Tuesday, January 20, 2009
Watching The Inauguration.
Barack Obama walking the hallway to the stage is a supremely self-confident man. It's still more than a bit off putting to hear Obama's supporters chanting his last name, but seeing them wave the American flags was a beautiful sight. I didn't vote for the new President, but if electing him is what it takes to get liberals to start waving the flag, well, maybe his election is a good thing.
Dianne Feinstein of California, my Senator, is a great master of ceremonies. Why can't she be majority leader of the Senate instead of that worm from Nevada? Her remarks put today's exciting event into a nice historical context of the civil rights struggle. It would have been even nicer if she had hearkened back to the Civil War when hundreds of thousands of Americans died to remove the blight of slavery from this country and from our constitution.
Pastor Rick Warren's prayer stumbled in the beginning but ended powerfully. His unapologetic Christianity, and the subtle ecumenical references in the speech, were refreshing to hear. A people committed to true diversity doesn't need to steer expression to the least offensive denominator. A people committed to true diversity listens silently and respectfully to a prayer that expresses a faith not shared by all. A people committed to true diversity understands that diversity of thought is the hallmark of freedom.

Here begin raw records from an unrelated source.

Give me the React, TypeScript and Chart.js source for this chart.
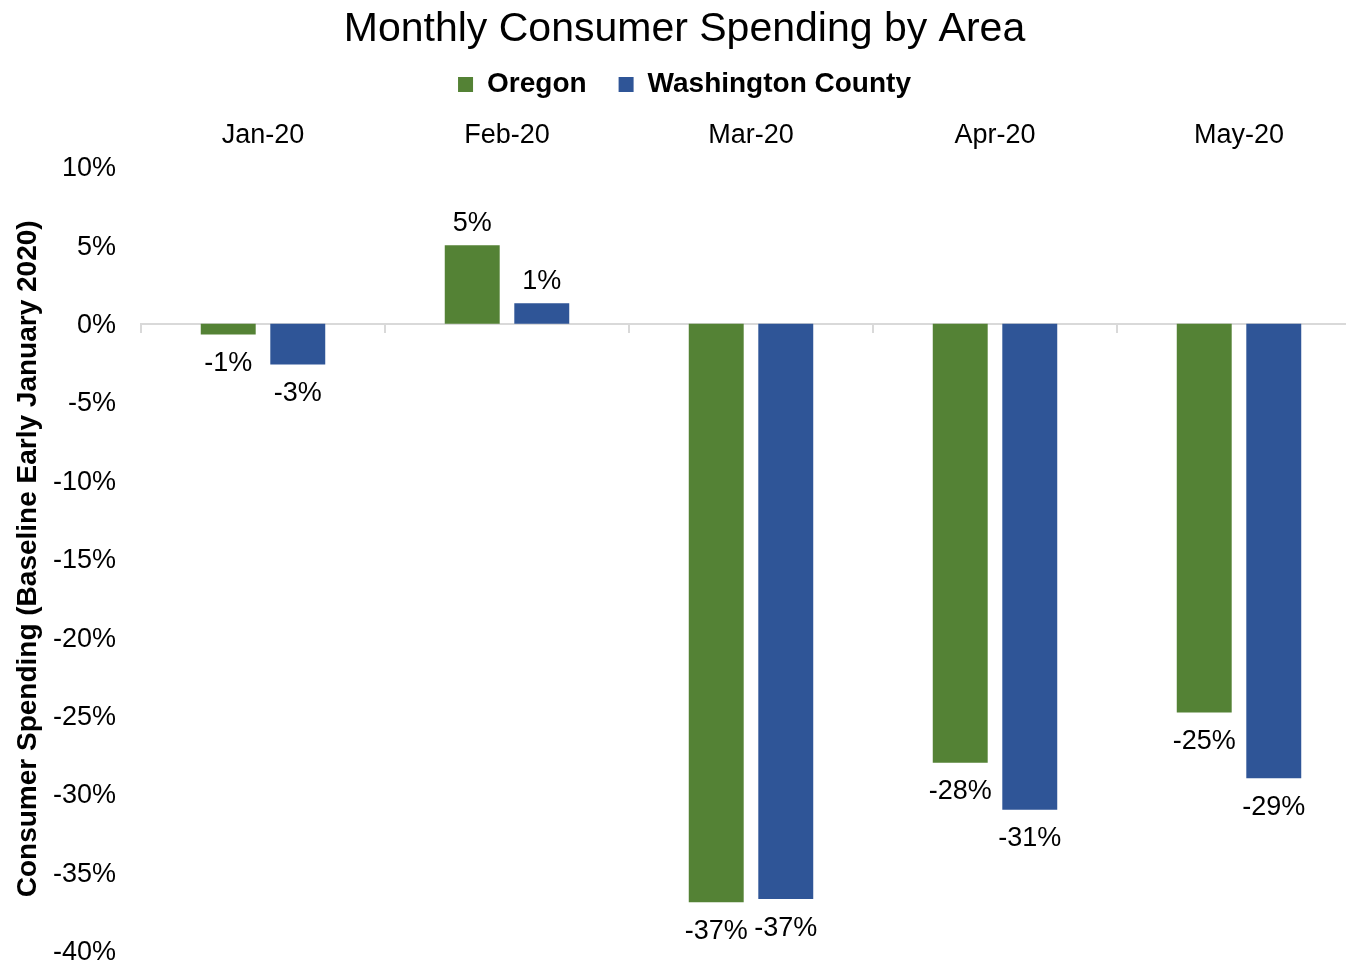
import React, { useEffect, useRef } from "react";
import { Chart, registerables } from "chart.js";

Chart.register(...registerables);

const categories = ["Jan-20", "Feb-20", "Mar-20", "Apr-20", "May-20"];
const oregonValues = [-0.7, 5.0, -36.9, -28.0, -24.8];
const washingtonValues = [-2.6, 1.3, -36.7, -31.0, -29.0];
const seriesNames = ["Oregon", "Washington County"];
const yMin = -40;
const yMax = 10;
const yStep = 5;

const FONT = "'Liberation Sans', Arial, sans-serif";

const dataLabelPlugin = {
  id: "dataLabels",
  afterDatasetsDraw(chart: any) {
    const ctx = chart.ctx;
    ctx.save();
    ctx.font = `27px ${FONT}`;
    ctx.fillStyle = "#000";
    ctx.textAlign = "center";
    ctx.textBaseline = "middle";
    chart.data.datasets.forEach((ds: any, di: number) => {
      const meta = chart.getDatasetMeta(di);
      meta.data.forEach((el: any, i: number) => {
        const v = ds.data[i] as number;
        const txt = `${Math.round(v)}%`;
        const y = v >= 0 ? el.y - 22 : el.y + 29;
        ctx.fillText(txt, el.x, y);
      });
    });
    ctx.restore();
  },
};

export default function App() {
  const ref = useRef<HTMLCanvasElement | null>(null);
  useEffect(() => {
    if (!ref.current) return;
    const chart = new Chart(ref.current, {
      type: "bar",
      data: {
        labels: categories,
        datasets: [
          {
            label: seriesNames[0],
            data: oregonValues,
            backgroundColor: "#548235",
            categoryPercentage: 0.57,
            barPercentage: 0.79,
          },
          {
            label: seriesNames[1],
            data: washingtonValues,
            backgroundColor: "#2F5597",
            categoryPercentage: 0.57,
            barPercentage: 0.79,
          },
        ],
      },
      options: {
        responsive: false,
        animation: false,
        layout: { padding: { left: 8, right: 1, top: 0, bottom: 0 } },
        plugins: {
          title: {
            display: true,
            text: "Monthly Consumer Spending by Area",
            color: "#000",
            font: { family: FONT, size: 41, weight: "normal", lineHeight: 0.45 },
            padding: { top: 20, bottom: 0 },
          },
          legend: {
            display: true,
            position: "top",
            labels: {
              color: "#000",
              font: { family: FONT, size: 28, weight: "bold" },
              boxWidth: 15,
              boxHeight: 15,
              padding: 32,
            },
          },
          tooltip: { enabled: false },
        },
        scales: {
          x: {
            type: "category",
            position: "top",
            offset: true,
            grid: { display: false, drawTicks: false },
            border: { display: false },
            ticks: {
              color: "#000",
              font: { family: FONT, size: 27 },
              padding: 15,
              maxRotation: 0,
            },
            afterFit: (scale: any) => {
              scale.height = 58.4;
            },
          },
          x2: {
            type: "category",
            labels: categories,
            position: { y: 0 },
            offset: true,
            grid: {
              display: true,
              offset: true,
              drawOnChartArea: false,
              drawTicks: true,
              tickLength: 8,
              color: "#d9d9d9",
              lineWidth: 2,
            },
            border: { display: true, color: "#d9d9d9", width: 2 },
            ticks: { display: false },
            afterFit: (scale: any) => {
              scale.height = 0;
            },
          },
          y: {
            min: yMin,
            max: yMax,
            grid: { display: false, drawTicks: true, tickLength: 25 },
            border: { display: false },
            ticks: {
              stepSize: yStep,
              color: "#000",
              font: { family: FONT, size: 27 },
              padding: 0,
              labelOffset: 2,
              callback: (v: any) => `${v}%`,
            },
            title: {
              display: true,
              text: "Consumer Spending (Baseline Early January 2020)",
              color: "#000",
              font: { family: FONT, size: 28, weight: "bold" },
              padding: { top: 3, bottom: 6 },
            },
            afterFit: (scale: any) => {
              scale.width = 133;
            },
          },
        },
      },
      plugins: [dataLabelPlugin],
    } as any);
    return () => chart.destroy();
  }, []);

  return (
    <div
      style={{
        position: "absolute",
        left: 0,
        top: 0,
        width: 1346,
        height: 961,
        overflow: "hidden",
        background: "#fff",
      }}
    >
      <canvas ref={ref} width={1362} height={967} style={{ display: "block" }} />
    </div>
  );
}
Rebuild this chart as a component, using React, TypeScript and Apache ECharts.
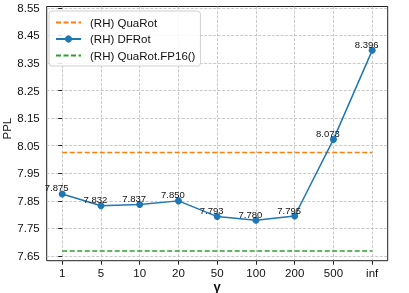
import React, { useEffect, useRef } from "react";
import * as echarts from "echarts";

const categories = ["1", "5", "10", "20", "50", "100", "200", "500", "inf"];
const dfrotValues = [7.875, 7.832, 7.837, 7.85, 7.793, 7.78, 7.795, 8.073, 8.396];
const quarotValue = 8.025;
const quarotFp16Value = 7.668;
const yTicks = [7.65, 7.75, 7.85, 7.95, 8.05, 8.15, 8.25, 8.35, 8.45, 8.55];
const yMin = 7.633;
const yMax = 8.555;
const xPad = 0.4;

const FONT = "'Liberation Sans', Arial, Helvetica, sans-serif";

export default function App() {
  const ref = useRef<HTMLDivElement>(null);
  useEffect(() => {
    if (!ref.current) return;
    const chart = echarts.init(ref.current, undefined, { renderer: "svg" });
    const xIdx = categories.map((_, i) => i);
    const gridLine = { show: true, lineStyle: { color: "#bdbdbd", type: [3, 1.5], width: 0.8 } };
    const hiddenSymbol = { color: "rgba(0,0,0,0)", borderColor: "rgba(0,0,0,0)", borderWidth: 0 };
    chart.setOption({
      animation: false,
      textStyle: { fontFamily: FONT },
      grid: {
        left: 46.7,
        right: 21.3,
        top: 6.5,
        bottom: 32.3,
        outerBoundsMode: "none",
        containLabel: false,
        show: true,
        borderColor: "#222",
        borderWidth: 1,
        backgroundColor: "transparent",
      },
      legend: {
        orient: "vertical",
        left: 49,
        top: 11,
        padding: [5.5, 5, 4.5, 6],
        itemWidth: 25,
        itemHeight: 9,
        itemGap: 4.5,
        backgroundColor: "rgba(255,255,255,0.85)",
        borderColor: "#d0d0d0",
        borderWidth: 1,
        borderRadius: 3,
        textStyle: { fontSize: 11.5, color: "#111", fontFamily: FONT, padding: [0, 0, 0, 4] },
        data: [
          { name: "(RH) QuaRot", itemStyle: hiddenSymbol },
          { name: "(RH) DFRot" },
          { name: "(RH) QuaRot.FP16()", itemStyle: hiddenSymbol },
        ],
      },
      xAxis: {
        type: "value",
        min: -xPad,
        max: categories.length - 1 + xPad,
        name: "γ",
        nameLocation: "middle",
        nameGap: 19,
        nameMoveOverlap: false,
        nameTextStyle: { fontSize: 13, fontWeight: "bold", color: "#111", fontFamily: FONT },
        axisLine: { show: false },
        axisTick: { show: true, length: 4, lineStyle: { color: "#222" }, customValues: xIdx },
        axisLabel: {
          customValues: xIdx,
          fontSize: 11.5,
          color: "#111",
          margin: 6,
          fontFamily: FONT,
          formatter: (v: number) => categories[Math.round(v)] ?? "",
        },
        splitLine: gridLine,
      },
      yAxis: {
        type: "value",
        min: yMin,
        max: yMax,
        name: "PPL",
        nameLocation: "middle",
        nameGap: 34,
        nameMoveOverlap: false,
        nameTextStyle: { fontSize: 11.5, color: "#111", fontFamily: FONT, padding: [0, 0, 0, 10] },
        axisLine: { show: false },
        axisTick: { show: true, length: 4, lineStyle: { color: "#222" }, customValues: yTicks },
        axisLabel: {
          customValues: yTicks,
          fontSize: 11.5,
          color: "#111",
          margin: 7,
          fontFamily: FONT,
          formatter: (v: number) => v.toFixed(2),
        },
        splitLine: gridLine,
      },
      series: [
        {
          name: "(RH) QuaRot",
          type: "line",
          data: xIdx.map((i) => [i, quarotValue]),
          showSymbol: false,
          symbol: "none",
          lineStyle: { color: "#ff7f0e", width: 1.5, type: [5, 2.5] },
          itemStyle: { color: "#ff7f0e" },
          z: 3,
        },
        {
          name: "(RH) DFRot",
          type: "line",
          data: dfrotValues.map((v, i) => [i, v]),
          symbol: "circle",
          symbolSize: 7,
          lineStyle: { color: "#1f77b4", width: 1.5 },
          itemStyle: { color: "#1f77b4" },
          label: {
            show: true,
            position: "inside",
            offset: [-5.5, -6],
            fontSize: 9.5,
            color: "#111",
            fontFamily: FONT,
            formatter: (p: any) => p.value[1].toFixed(3),
          },
          z: 4,
        },
        {
          name: "(RH) QuaRot.FP16()",
          type: "line",
          data: xIdx.map((i) => [i, quarotFp16Value]),
          showSymbol: false,
          symbol: "none",
          lineStyle: { color: "#2ca02c", width: 1.5, type: [5, 2.5] },
          itemStyle: { color: "#2ca02c" },
          z: 3,
        },
      ],
    });
    return () => chart.dispose();
  }, []);
  return <div ref={ref} style={{ position: "fixed", left: 0, top: 0, width: 409, height: 293 }} />;
}
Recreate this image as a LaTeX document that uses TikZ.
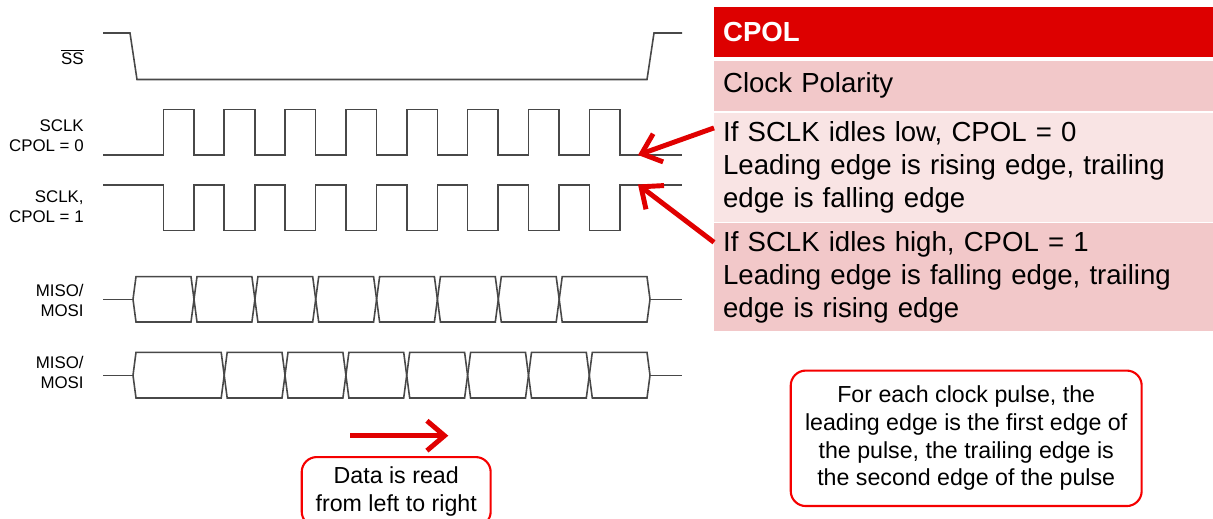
\documentclass[tikz,border=0pt]{standalone}
\usepackage{fontspec}
\setmainfont{Liberation Sans}
\usetikzlibrary{arrows.meta,positioning}
\definecolor{headred}{RGB}{221,0,0}
\definecolor{rowpink}{RGB}{242,200,201}
\definecolor{rowlight}{RGB}{249,228,228}
\definecolor{arrowred}{RGB}{224,0,0}
\definecolor{boxred}{RGB}{245,0,0}
\definecolor{wavegray}{RGB}{72,72,72}

\begin{document}
\begin{tikzpicture}[x=0.02cm,y=-0.02cm,node distance=0.04cm]
  \tikzstyle{wave}=[draw=wavegray,line width=0.9pt]
  \tikzstyle{lbl}=[anchor=east,align=right,inner sep=0pt,font=\fontsize{9.6}{11.4}\selectfont]
  \tikzstyle{cell}=[anchor=north west,minimum width=9.98cm,text width=9.63cm,inner xsep=0.17cm,inner ysep=0pt,align=left,font=\fontsize{15.7}{18.8}\selectfont]
  \tikzstyle{note}=[draw=boxred,line width=1.2pt,rounded corners=0.3cm,align=center,font=\fontsize{13.2}{15.8}\selectfont]
  \tikzstyle{pointer}=[draw=arrowred,line width=2.8pt,-{Straight Barb[length=10pt,width=17pt]}]

    \useasboundingbox (0,0) rectangle (1213,518);
    \clip (0,0) rectangle (1213,518);

    % signal names
    \node [lbl] (ss)    at (84,57)    {$\overline{\hbox{SS}}$};
    \node [lbl] (clk0)  at (84,136)   {SCLK\\CPOL = 0};
    \node [lbl] (clk1)  at (84,207)   {SCLK,\\CPOL = 1};
    \node [lbl] (bus0)  at (84,300.7) {MISO/\\MOSI};
    \node [lbl] (bus1)  at (84,372.3) {MISO/\\MOSI};

    % waveforms
    \draw [wave] (103,33) -- (130,33) -- (137,79.5) -- (647,79.5) -- (654,33) -- (682,33);
    \draw [wave] (103,155) \foreach \i in {0,...,7}{
        -- ({163.3+60.86*\i},155) -- ({163.3+60.86*\i},109.5)
        -- ({193.9+60.86*\i},109.5) -- ({193.9+60.86*\i},155)} -- (682,155);
    \draw [wave] (103,185) \foreach \i in {0,...,7}{
        -- ({163.3+60.86*\i},185) -- ({163.3+60.86*\i},230.5)
        -- ({193.9+60.86*\i},230.5) -- ({193.9+60.86*\i},185)} -- (682,185);
    \draw [wave] (103,299.3) -- (133,299.3) (650,299.3) -- (682,299.3);
    \foreach \a/\b in {133/194,194/254.9,254.9/315.7,315.7/376.6,376.6/437.4,437.4/498.3,498.3/559.2,559.2/650}
        \draw [wave] (\a,299.3) -- (\a+3,276.7) -- (\b-3,276.7) -- (\b,299.3) -- (\b-3,322) -- (\a+3,322) -- cycle;
    \draw [wave] (103,375.3) -- (133,375.3) (650,375.3) -- (682,375.3);
    \foreach \a/\b in {133/224.2,224.2/285,285/345.9,345.9/406.7,406.7/467.6,467.6/528.5,528.5/589.3,589.3/650}
        \draw [wave] (\a,375.3) -- (\a+3,352.3) -- (\b-3,352.3) -- (\b,375.3) -- (\b-3,398) -- (\a+3,398) -- cycle;

    \coordinate (tip0) at (638,155);
    \coordinate (tip1) at (638,184.5);

    % CPOL table
    \node [cell,fill=headred,text=white,font=\bfseries\fontsize{15.7}{18.8}\selectfont,minimum height=1cm] (head) at (714,7) {CPOL};
    \node [cell,fill=rowpink,minimum height=1.01cm,anchor=north,below=0.05cm of head] (pol) {Clock Polarity};
    \node [cell,fill=rowlight,minimum height=2.17cm,anchor=north,below=0.03cm of pol] (low)
        {If SCLK idles low, CPOL = 0\\Leading edge is rising edge, trailing\\edge is falling edge};
    \node [cell,fill=rowpink,minimum height=2.16cm,anchor=north,below=0.02cm of low] (high)
        {If SCLK idles high, CPOL = 1\\Leading edge is falling edge, trailing\\edge is rising edge};

    \draw [pointer] (low.171) -- (tip0);
    \draw [pointer] (high.172) -- (tip1);

    % notes
    \coordinate (dstart) at (350,435.7);
    \coordinate (dend) at (448.3,435.7);
    \draw [pointer] (dstart) -- (dend);
    \node [note,minimum width=3.78cm,minimum height=1.39cm,anchor=north] (readnote) at (396.2,456)
        {Data is read\\from left to right};
    \node [note,minimum width=7.02cm,minimum height=2.71cm] (edgenote) at (966.2,438.3)
        {For each clock pulse, the\\leading edge is the first edge of\\the pulse, the trailing edge is\\the second edge of the pulse};
\end{tikzpicture}
\end{document}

John Roberts screw up of the oath of office did not look so bad on TV. When I heard it on radio this morning, it sounded catastrophic. Even so, you've got to wonder why he didn't just read the oath from a card like the one John Paul Stevens used for Joe Biden's oath.
The President's speech comes off better on TV than it did on radio. On radio, it sounded pedestrian and banal. On TV his presence infuses the speech with a power beyond its words. President Obama's speech was at its weakest when he argued against straw men, attacked his predecessor, and asserted that his own plans are something new beyond today's partisan divide. But his speech was most powerful when it reached into history to put our task today into the context of America's work over time to make a better world for succeeding generations. Our generations alive today are links in a chain of progress. It also had power when he assertively defended the greatness that is America, told the world that we will not apologize for who we are, that we will fight to defend ourselves against those who would destroy us, and that our enemies will be judged by their people for what they build not what they destroy. Finally, his concluding analysis of the American character and his call to service showed a powerful understanding and appreciation of this country's people.
The new President clearly loves his daughters. That big smile cracking his stern visage when he greeted them after his speech spoke volumes.
Elizabeth Alexander is reciting her poem. Sorry, but here's a thought, how about we have no more inaugural poems, okay?
Reverend Joseph Lowery's benediction is a poem. That old guy at 87 years old still has what it takes. What a beautiful prayer with coy and delightful final lines. Lowery's prayer was a fitting conclusion to the inauguration's speeches.
The final ritual of the inaugural ceremony is the most practical one and the least public. After the speeches, and as everybody is leaving the inaugural site, the President walks the former President to a helicopter waiting to take the former President out of the capital city. There's a powerful symbolism to that. The new President essentially shows the former President the door as if to say, "there's only room in this town for one President. That's me, not you." It's all very polite and friendly but it is firm, final, and humbling. The formerly most powerful man in the world is now a private citizen with no authority and no place in the capital.
And so now our country moves forward with a new leader freely chosen by us, toward a destiny uncertain, but one we still have the power to shape. May we choose our path wisely.